New Mexico Closes Arguments in Landmark Meta Child Safety Trial
A Santa Fe jury ordered Meta to pay $375 million after finding the company willfully misled New Mexico users about child safety on Facebook and Instagram.

A Santa Fe jury delivered a verdict Tuesday against Meta, finding the parent company of Facebook, Instagram, and WhatsApp willfully violated New Mexico's consumer protection law by misleading users about the dangers its platforms posed to children.
The jury found Meta willfully violated New Mexico's consumer protection laws and ordered the social media giant to pay $375 million in damages, awarding the maximum penalty of $5,000 for one count of misrepresentation of platform safety and another count of "unconscionable practices," applied against 37,500 New Mexico users.
The jury agreed that Meta made false or misleading statements and engaged in "unconscionable" trade practices that unfairly exploited the vulnerabilities of children. In reaching its verdict, jurors considered whether social media users were misled by specific statements about platform safety by Meta CEO Mark Zuckerberg, Instagram head Adam Mosseri, and Meta global head of safety Antigone Davis.
The trial, which started Feb. 9, is one of the first in a torrent of lawsuits against Meta and comes as school districts and legislators want more restrictions on the use of smartphones in classrooms. It is the first of more than forty similar cases to reach a trial and a potential verdict.
Closing arguments had concluded Monday, March 23, in Santa Fe's 1st Judicial District Court before Chief Judge Bryan Biedscheid.

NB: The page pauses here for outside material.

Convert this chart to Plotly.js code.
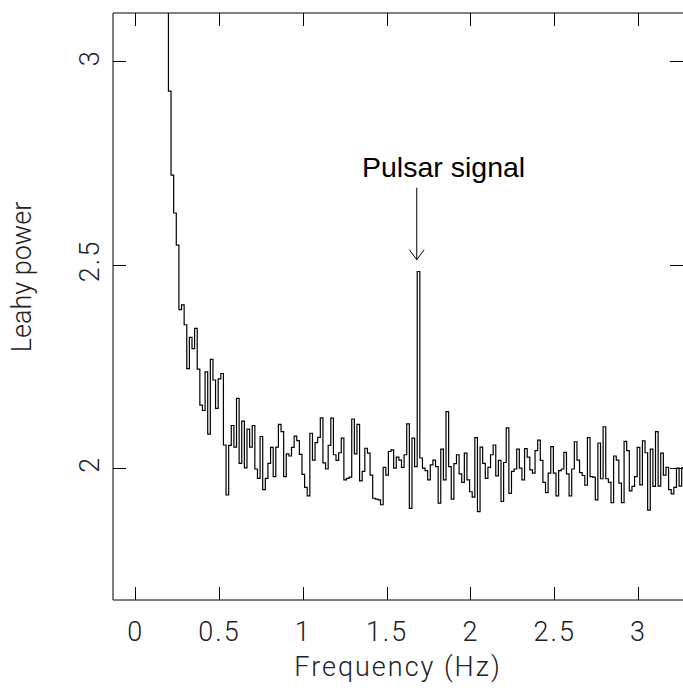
<!DOCTYPE html>
<html>
<head>
<meta charset="utf-8">
<script src="https://cdn.plot.ly/plotly-3.0.1.min.js"></script>
<style>
html,body{margin:0;padding:0;overflow:hidden;background:#fff;}
#chart{width:683px;height:691px;}
.xtitle{letter-spacing:2px;}
.xtick text,.ytick text{letter-spacing:2px;}
</style>
</head>
<body>
<div id="chart"></div>
<script>
// Power spectrum: bins of width 1/64 Hz, first listed bin centred at 12/64 Hz
const binWidth = 1 / 64;          // Hz
const firstBinIndex = 12;         // first bin centre = 12 * binWidth
const leahyPower = [
  3.5, 2.928, 2.721, 2.628, 2.549, 2.390, 2.402, 2.353, 2.245, 2.322,
  2.294, 2.344, 2.244, 2.155, 2.142, 2.237, 2.084, 2.268, 2.217, 2.147,
  2.220, 2.233, 2.057, 1.934, 2.056, 2.105, 2.052, 2.172, 2.012, 2.116,
  2.001, 2.096, 2.052, 2.105, 1.998, 1.975, 2.078, 1.947, 1.975, 2.012,
  2.051, 1.979, 2.052, 2.108, 2.090, 1.979, 2.035, 2.030, 2.051, 2.079,
  2.068, 2.034, 1.985, 1.953, 1.932, 2.086, 2.020, 2.063, 2.076, 2.124,
  2.013, 1.998, 2.056, 2.123, 2.033, 2.019, 2.038, 2.074, 1.971, 1.975,
  1.978, 2.121, 2.035, 2.108, 1.969, 1.992, 2.049, 2.037, 1.983, 1.926,
  1.924, 1.922, 1.910, 2.002, 1.983, 2.041, 2.045, 2.000, 2.027, 2.020,
  2.002, 2.033, 2.109, 1.901, 2.074, 2.004, 2.484, 2.025, 2.000, 1.994,
  1.971, 2.008, 2.020, 2.004, 1.914, 2.047, 1.971, 2.139, 2.004, 1.924,
  2.011, 2.033, 1.986, 1.965, 2.037, 1.971, 1.942, 1.929, 2.075, 1.893,
  2.052, 2.012, 1.975, 2.002, 2.033, 2.057, 1.981, 2.019, 1.918, 2.014,
  2.099, 1.938, 1.992, 1.998, 2.047, 2.000, 1.971, 2.048, 2.027, 1.996,
  1.988, 2.043, 2.069, 2.019, 1.965, 1.940, 1.988, 2.053, 1.988, 1.932,
  1.994, 1.998, 2.039, 1.986, 1.932, 1.998, 2.065, 2.020, 1.989, 1.982,
  1.958, 2.075, 1.979, 1.978, 1.922, 2.062, 1.974, 2.102, 1.974, 1.965,
  1.915, 2.030, 2.020, 1.963, 1.915, 2.066, 2.043, 1.944, 1.955, 1.979,
  2.051, 1.959, 2.067, 2.038, 1.897, 2.047, 1.955, 2.090, 1.956, 2.037,
  1.983, 2.002, 1.947, 1.937, 1.953, 2.000, 1.956, 2.001, 2.003, 1.990
];
const xTickVals = [0, 0.5, 1, 1.5, 2, 2.5, 3];
const xTickText = ['0', '0.5', '1', '1.5', '2', '2.5', '3'];
const yTickVals = [2, 2.5, 3];
const yTickText = ['2', '2.5', '3'];
const annotationText = 'Pulsar signal';
const xTitle = 'Frequency (Hz)';
const yTitle = 'Leahy power';
const pulsarFreq = 1.677;   // where the arrow points (Hz)
const arrowTipPower = 2.513;
const labelFreq = 1.8365;
const labelPower = 2.742;

// Build step-histogram edges from the bins
const edgesX = [];
const stepY = [];
for (let i = 0; i < leahyPower.length; i++) {
  edgesX.push((firstBinIndex + i - 0.5) * binWidth);
  stepY.push(leahyPower[i]);
}
edgesX.push((firstBinIndex + leahyPower.length - 0.5) * binWidth);
stepY.push(leahyPower[leahyPower.length - 1]);

const tickFont = {family: 'Roboto, "DejaVu Sans", sans-serif', size: 27, color: '#222', weight: 300};
const titleFont = {family: 'Roboto, "DejaVu Sans", sans-serif', size: 27, color: '#222', weight: 300};

const trace = {
  x: edgesX, y: stepY, type: 'scatter', mode: 'lines',
  line: {shape: 'hv', color: '#000', width: 1.2},
  hoverinfo: 'skip', showlegend: false
};

const frameLine = {color: '#000', width: 1};

const layout = {
  width: 683, height: 691,
  margin: {l: 113, r: 0, t: 13, b: 91, pad: 0},
  paper_bgcolor: '#fff', plot_bgcolor: '#fff',
  showlegend: false,
  xaxis: {
    range: [-0.1354, 3.2656], autorange: false,
    showgrid: false, zeroline: false,
    showline: false, mirror: 'ticks',
    ticks: 'inside', ticklen: 13, tickwidth: 1, tickcolor: '#000',
    tickvals: xTickVals, ticktext: xTickText,
    tickfont: tickFont, ticklabelstandoff: 13,
    title: {text: xTitle, font: titleFont, standoff: 10}
  },
  yaxis: {
    range: [1.6756, 3.1202], autorange: false,
    showgrid: false, zeroline: false,
    showline: false, mirror: 'ticks',
    ticks: 'inside', ticklen: 13, tickwidth: 1, tickcolor: '#000',
    tickvals: yTickVals, ticktext: yTickText, tickangle: -90,
    tickfont: tickFont, ticklabelstandoff: 8
  },
  annotations: [{
    x: labelFreq, y: labelPower, xref: 'x', yref: 'y',
    text: annotationText, showarrow: false,
    xanchor: 'center', yanchor: 'middle',
    font: {family: 'Liberation Sans, Arial, sans-serif', size: 28.5, color: '#000'}
  }, {
    x: -0.1596, y: 2.47, xref: 'paper', yref: 'y',
    text: yTitle, showarrow: false, textangle: -90,
    xanchor: 'center', yanchor: 'middle',
    font: titleFont
  }],
  shapes: [
    {type: 'line', xref: 'paper', yref: 'paper', x0: 0, x1: 0, y0: 0, y1: 1, line: frameLine},
    {type: 'line', xref: 'paper', yref: 'paper', x0: 0, x1: 1, y0: 1, y1: 1, line: frameLine},
    {type: 'line', xref: 'paper', yref: 'paper', x0: 0, x1: 1, y0: 0, y1: 0, line: frameLine},
    {
      type: 'path', xref: 'x', yref: 'y',
      xsizemode: 'pixel', ysizemode: 'pixel',
      xanchor: pulsarFreq, yanchor: arrowTipPower,
      path: 'M0,72 L0,0 M-7.4,10 L0,0 L7.4,10',
      line: {color: '#000', width: 1}
    }
  ]
};

Plotly.newPlot('chart', [trace], layout, {displayModeBar: false, staticPlot: true});
</script>
</body>
</html>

Prosecution attorney Linda Singer told jurors that Meta concealed what its own internal data showed about the scale of the problem. "It's clear that young people are spending too much time on Meta's products, they've lost control," Singer said. "Meta knew that and it didn't disclose it."
Singer pointed directly to internal research the company never made public. "It was included in Meta's internal research, again this was research that didn't get disclosed by Meta, one-in-three teens experienced problematic use," she told jurors. "They knew these kids were struggling with problematic use, again, addiction."
In deliberations, the jury used a checklist of allegations from prosecutors that Meta failed to disclose what it knew about problems with enforcing its ban on users under 13, the prevalence of social media content about teen suicide, and the role of Meta algorithms in prioritizing sensational or harmful content.
During the trial, prosecutors revealed legal filings detailing internal messages from Meta employees discussing how Zuckerberg's 2019 announcement to make Facebook Messenger end-to-end encrypted by default would impact the ability to disclose to law enforcement some 7.5 million child sexual abuse material reports. A recording of Zuckerberg's deposition was played for the jury on March 4, 2026, in the Santa Fe courthouse.

Meta's defense team, led by attorney Kevin Huff, argued throughout the nearly seven-week proceeding that prosecutors cherry-picked evidence and conducted a "shoddy investigation," and that the company continuously improves safety and addresses compulsive social media use without infringing on free speech. "We respectfully disagree with the verdict and will appeal," a Meta spokesperson said, adding: "We work hard to keep people safe on our platforms and are clear about the challenges of identifying and removing bad actors or harmful content."
A second portion of the trial is set to begin May 4, when the New Mexico Department of Justice will argue a public nuisance case against Meta and seek orders from Judge Biedscheid requiring the company to make changes to its platforms, potentially including age verification requirements, and possibly pay additional damages.
In a federal court in California, a separate jury has been sequestered in deliberations for more than a week about whether Meta and YouTube should be liable for harms caused to children on their platforms, in one of three bellwether court cases that could set the course for thousands of similar lawsuits. Tuesday's $375 million verdict in Santa Fe now stands as the first concrete financial judgment in that national reckoning.